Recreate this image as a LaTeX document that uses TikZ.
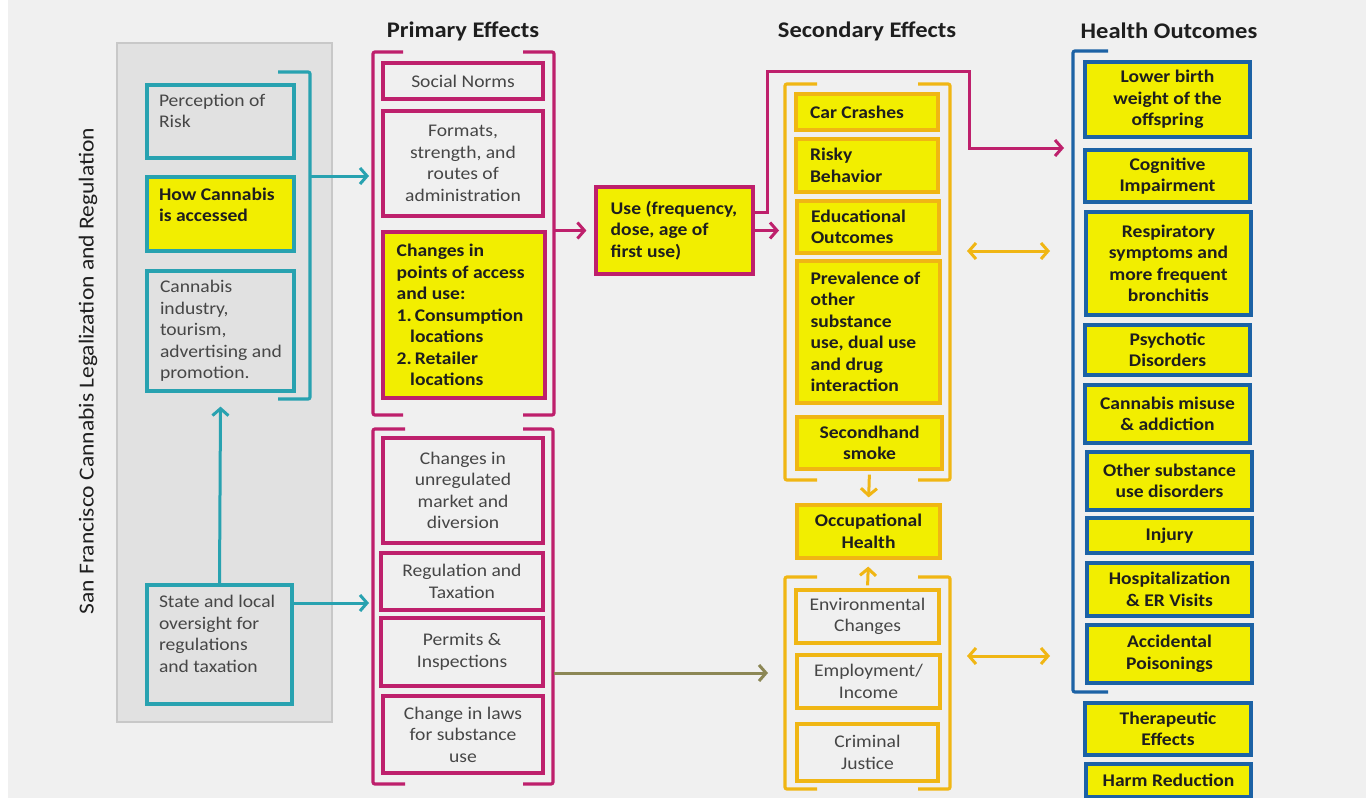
\documentclass[tikz,border=0pt]{standalone}
\usepackage{fontspec}
\setmainfont{Carlito}[FakeStretch=1.1]
\usetikzlibrary{arrows.meta}
\definecolor{bgc}{RGB}{240,240,240}
\definecolor{panelc}{RGB}{225,225,225}
\definecolor{panelb}{RGB}{200,200,200}
\definecolor{cteal}{RGB}{40,162,176}
\definecolor{cmag}{RGB}{190,32,108}
\definecolor{cgold}{RGB}{240,182,20}
\definecolor{cyel}{RGB}{242,238,0}
\definecolor{cblue}{RGB}{28,98,165}
\definecolor{colive}{RGB}{140,135,85}
\definecolor{txtg}{RGB}{70,70,70}
\definecolor{txtb}{RGB}{30,30,30}
\newcommand\cbx[7]{\node[#2,minimum width={(#5)-(#3)},minimum height={(#6)-(#4)},align=center,inner sep=0pt] (#1) at ({((#3)+(#5))/2},{((#4)+(#6))/2}) {#7};}
\newcommand\lbx[8]{\node[#2,minimum width={(#5)-(#3)},minimum height={(#6)-(#4)},inner sep=0pt] (#1) at ({((#3)+(#5))/2},{((#4)+(#6))/2}) {\hspace*{#7pt}\parbox{\dimexpr #5pt-#3pt-#7pt-2pt\relax}{\raggedright #8}\hspace*{2pt}};}
\newcommand\tbx[9]{\node[#2,minimum width={(#5)-(#3)},minimum height={(#6)-(#4)},inner sep=0pt] (#1) at ({((#3)+(#5))/2},{((#4)+(#6))/2}) {\hspace*{#7pt}\parbox[c][\dimexpr #6pt-#4pt-#8pt-#8pt\relax][t]{\dimexpr #5pt-#3pt-#7pt-2pt\relax}{\raggedright #9}\hspace*{2pt}};}
\begin{document}
\begin{tikzpicture}[x=1pt,y=-1pt,
  every node/.style={font=\fontsize{17.8}{21.5}\selectfont,text=txtg},
  bt/.style={font=\fontsize{17.8}{21.5}\selectfont\bfseries,text=txtb},
  tealbox/.style={draw=cteal,line width=3.2pt},
  magbox/.style={draw=cmag,line width=3.2pt},
  goldbox/.style={draw=cgold,line width=3.2pt},
  bluebox/.style={draw=cblue,line width=3.2pt,fill=cyel,bt},
  yel/.style={fill=cyel,bt},
  brk/.style={line width=3.2pt,rounded corners=2pt},
  arr/.style={-{Straight Barb[length=7pt,width=16pt]},line width=3pt},
  darr/.style={{Straight Barb[length=7pt,width=16pt]}-{Straight Barb[length=7pt,width=16pt]},line width=3pt,draw=cgold},
  title/.style={font=\fontsize{22.3}{26}\selectfont\bfseries,text=txtb}]
\useasboundingbox (0,0) rectangle (1366,798);
\fill[white] (0,0) rectangle (1366,798);
\fill[bgc] (8,0) rectangle (1366,798);

% titles
\node[title] (t1) at (463,31) {Primary Effects};
\node[title] (t2) at (867,31) {Secondary Effects};
\node[title] (t3) at (1169,31) {Health Outcomes};

% left panel
\cbx{panel}{draw=panelb,fill=panelc,line width=2.4pt}{117}{43}{332}{722}{}
\node[rotate=90,font=\fontsize{21.4}{25}\selectfont,text=txtb] (vt) at (88,371) {San Francisco Cannabis Legalization and Regulation};
\tbx{perc}{tealbox}{147}{85}{294}{158}{12}{9}{Perception of\\Risk}
\tbx{how}{tealbox,yel}{147}{177}{294}{251}{12}{11}{How Cannabis\\is accessed}
\lbx{ind}{tealbox}{147}{271}{294}{391}{13}{Cannabis\\industry,\\tourism,\\advertising and\\promotion.}
\tbx{state}{tealbox}{147}{585}{292}{704}{12}{10.5}{State and local\\oversight for\\regulations\\and taxation}
\draw[brk,cteal] (278,72) -- (310,72) -- (310,399) -- (278,399);
\coordinate (tbR) at (310,176);
\coordinate (pbL1) at (369,176);
\coordinate (pbL2) at (369,603);
\draw[arr,cteal] (tbR) -- (pbL1);
\draw[arr,cteal] (state.east |- pbL2) -- (pbL2);
\draw[arr,cteal] (state.north) -- ([yshift=-14pt]ind.south);

% primary effects
\draw[brk,cmag] (403,52) -- (373,52) -- (373,415) -- (403,415);
\draw[brk,cmag] (523,52) -- (554,52) -- (554,415) -- (523,415);
\cbx{soc}{magbox}{383}{63}{543}{99}{Social Norms}
\cbx{fmt}{magbox}{383}{111}{543}{216}{Formats,\\strength, and\\routes of\\administration}
\lbx{chg}{magbox,yel}{383}{232}{545}{398}{13.7}{Changes in\\points of access\\and use:\\1.\,Consumption\\\hspace*{13.5pt}locations\\2.\,Retailer\\\hspace*{13.5pt}locations}
\draw[brk,cmag] (405,429) -- (373,429) -- (373,784) -- (405,784);
\draw[brk,cmag] (523,429) -- (553,429) -- (553,784) -- (523,784);
\cbx{unreg}{magbox}{383}{438}{543}{543}{Changes in\\unregulated\\market and\\diversion}
\cbx{regt}{magbox}{381}{553}{543}{610}{Regulation and\\Taxation}
\cbx{perm}{magbox}{381}{618}{543}{686}{Permits \&\\Inspections}
\cbx{laws}{magbox}{383}{696}{543}{773}{Change in laws\\for substance\\use}

% use box
\lbx{use}{magbox,yel}{596}{187}{753}{274}{14.7}{Use (frequency,\\dose, age of\\first use)}
\coordinate (pbR) at (554,230);
\draw[arr,cmag] (pbR |- use.west) -- ([xshift=-8pt]use.west);
\coordinate (sbL1) at (779,230);
\draw[arr,cmag] (use.east) -- (sbL1 |- use.east);
\coordinate (hbL) at (1064,148);
\draw[arr,cmag] (use.east |- 0,212) -| (767,71) -| (969,148) -- (hbL);

% secondary effects
\draw[brk,cgold] (817,84) -- (785,84) -- (785,480) -- (817,480);
\draw[brk,cgold] (918,84) -- (950,84) -- (950,480) -- (918,480);
\lbx{car}{goldbox,yel}{796}{94}{938}{130}{14}{Car Crashes}
\lbx{risky}{goldbox,yel}{796}{139}{938}{192}{14}{Risky\\Behavior}
\lbx{edu}{goldbox,yel}{797}{201}{939}{253}{14}{Educational\\Outcomes}
\lbx{prev}{goldbox,yel}{797}{261}{940}{403}{13.5}{Prevalence of\\other\\substance\\use, dual use\\and drug\\interaction}
\cbx{smoke}{goldbox,yel}{797}{417}{942}{469}{Secondhand\\smoke}
\cbx{occ}{goldbox,yel}{797}{505}{940}{558}{Occupational\\Health}
\draw[brk,cgold] (817,577) -- (785,577) -- (785,789) -- (817,789);
\draw[brk,cgold] (918,577) -- (950,577) -- (950,789) -- (918,789);
\cbx{env}{goldbox}{796}{590}{939}{643}{Environmental\\Changes}
\cbx{emp}{goldbox}{797}{655}{940}{708}{Employment/\\Income}
\cbx{crim}{goldbox}{797}{724}{938}{781}{Criminal\\Justice}
\draw[arr,cgold,shorten <=4pt,shorten >=6pt] (smoke.south) -- (occ.north);
\draw[arr,cgold,shorten <=3pt,shorten >=7pt] (env.north) -- (occ.south);
\coordinate (d1a) at (967,251);
\coordinate (d1b) at (1050,251);
\coordinate (d2a) at (967,656);
\coordinate (d2b) at (1050,656);
\draw[darr] (d1a) -- (d1b);
\draw[darr] (d2a) -- (d2b);
\coordinate (pb2R) at (554,673);
\coordinate (sb2L) at (768,673);
\draw[arr,colive] (pb2R) -- (sb2L);

% health outcomes
\draw[brk,cblue] (1108,51) -- (1073,51) -- (1073,692) -- (1108,692);
\cbx{h1}{bluebox}{1085}{62}{1250}{137}{Lower birth\\weight of the\\offspring}
\cbx{h2}{bluebox}{1085}{150}{1250}{202}{Cognitive\\Impairment}
\cbx{h3}{bluebox}{1086}{212}{1251}{315}{Respiratory\\symptoms and\\more frequent\\bronchitis}
\cbx{h4}{bluebox}{1085}{325}{1250}{375}{Psychotic\\Disorders}
\cbx{h5}{bluebox}{1085}{385}{1250}{443}{Cannabis misuse\\\& addiction}
\cbx{h6}{bluebox}{1087}{452}{1252}{510}{Other substance\\use disorders}
\cbx{h7}{bluebox}{1087}{518}{1252}{553}{Injury}
\cbx{h8}{bluebox}{1087}{563}{1252}{616}{Hospitalization\\\& ER Visits}
\cbx{h9}{bluebox}{1087}{625}{1252}{683}{Accidental\\Poisonings}
\cbx{h10}{bluebox}{1085}{703}{1251}{755}{Therapeutic\\Effects}
\cbx{h11}{bluebox}{1086}{764}{1251}{797}{Harm Reduction}
\end{tikzpicture}
\end{document}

- WHAT THE TASK ASKS
Set the lines above down again, word for word, from the first through the one containing "(t3) at (1169,31)"; pictures excluded.

- RESULT OF THIS TASK
Recreate this image as a LaTeX document that uses TikZ.
\documentclass[tikz,border=0pt]{standalone}
\usepackage{fontspec}
\setmainfont{Carlito}[FakeStretch=1.1]
\usetikzlibrary{arrows.meta}
\definecolor{bgc}{RGB}{240,240,240}
\definecolor{panelc}{RGB}{225,225,225}
\definecolor{panelb}{RGB}{200,200,200}
\definecolor{cteal}{RGB}{40,162,176}
\definecolor{cmag}{RGB}{190,32,108}
\definecolor{cgold}{RGB}{240,182,20}
\definecolor{cyel}{RGB}{242,238,0}
\definecolor{cblue}{RGB}{28,98,165}
\definecolor{colive}{RGB}{140,135,85}
\definecolor{txtg}{RGB}{70,70,70}
\definecolor{txtb}{RGB}{30,30,30}
\newcommand\cbx[7]{\node[#2,minimum width={(#5)-(#3)},minimum height={(#6)-(#4)},align=center,inner sep=0pt] (#1) at ({((#3)+(#5))/2},{((#4)+(#6))/2}) {#7};}
\newcommand\lbx[8]{\node[#2,minimum width={(#5)-(#3)},minimum height={(#6)-(#4)},inner sep=0pt] (#1) at ({((#3)+(#5))/2},{((#4)+(#6))/2}) {\hspace*{#7pt}\parbox{\dimexpr #5pt-#3pt-#7pt-2pt\relax}{\raggedright #8}\hspace*{2pt}};}
\newcommand\tbx[9]{\node[#2,minimum width={(#5)-(#3)},minimum height={(#6)-(#4)},inner sep=0pt] (#1) at ({((#3)+(#5))/2},{((#4)+(#6))/2}) {\hspace*{#7pt}\parbox[c][\dimexpr #6pt-#4pt-#8pt-#8pt\relax][t]{\dimexpr #5pt-#3pt-#7pt-2pt\relax}{\raggedright #9}\hspace*{2pt}};}
\begin{document}
\begin{tikzpicture}[x=1pt,y=-1pt,
  every node/.style={font=\fontsize{17.8}{21.5}\selectfont,text=txtg},
  bt/.style={font=\fontsize{17.8}{21.5}\selectfont\bfseries,text=txtb},
  tealbox/.style={draw=cteal,line width=3.2pt},
  magbox/.style={draw=cmag,line width=3.2pt},
  goldbox/.style={draw=cgold,line width=3.2pt},
  bluebox/.style={draw=cblue,line width=3.2pt,fill=cyel,bt},
  yel/.style={fill=cyel,bt},
  brk/.style={line width=3.2pt,rounded corners=2pt},
  arr/.style={-{Straight Barb[length=7pt,width=16pt]},line width=3pt},
  darr/.style={{Straight Barb[length=7pt,width=16pt]}-{Straight Barb[length=7pt,width=16pt]},line width=3pt,draw=cgold},
  title/.style={font=\fontsize{22.3}{26}\selectfont\bfseries,text=txtb}]
\useasboundingbox (0,0) rectangle (1366,798);
\fill[white] (0,0) rectangle (1366,798);
\fill[bgc] (8,0) rectangle (1366,798);

% titles
\node[title] (t1) at (463,31) {Primary Effects};
\node[title] (t2) at (867,31) {Secondary Effects};
\node[title] (t3) at (1169,31) {Health Outcomes};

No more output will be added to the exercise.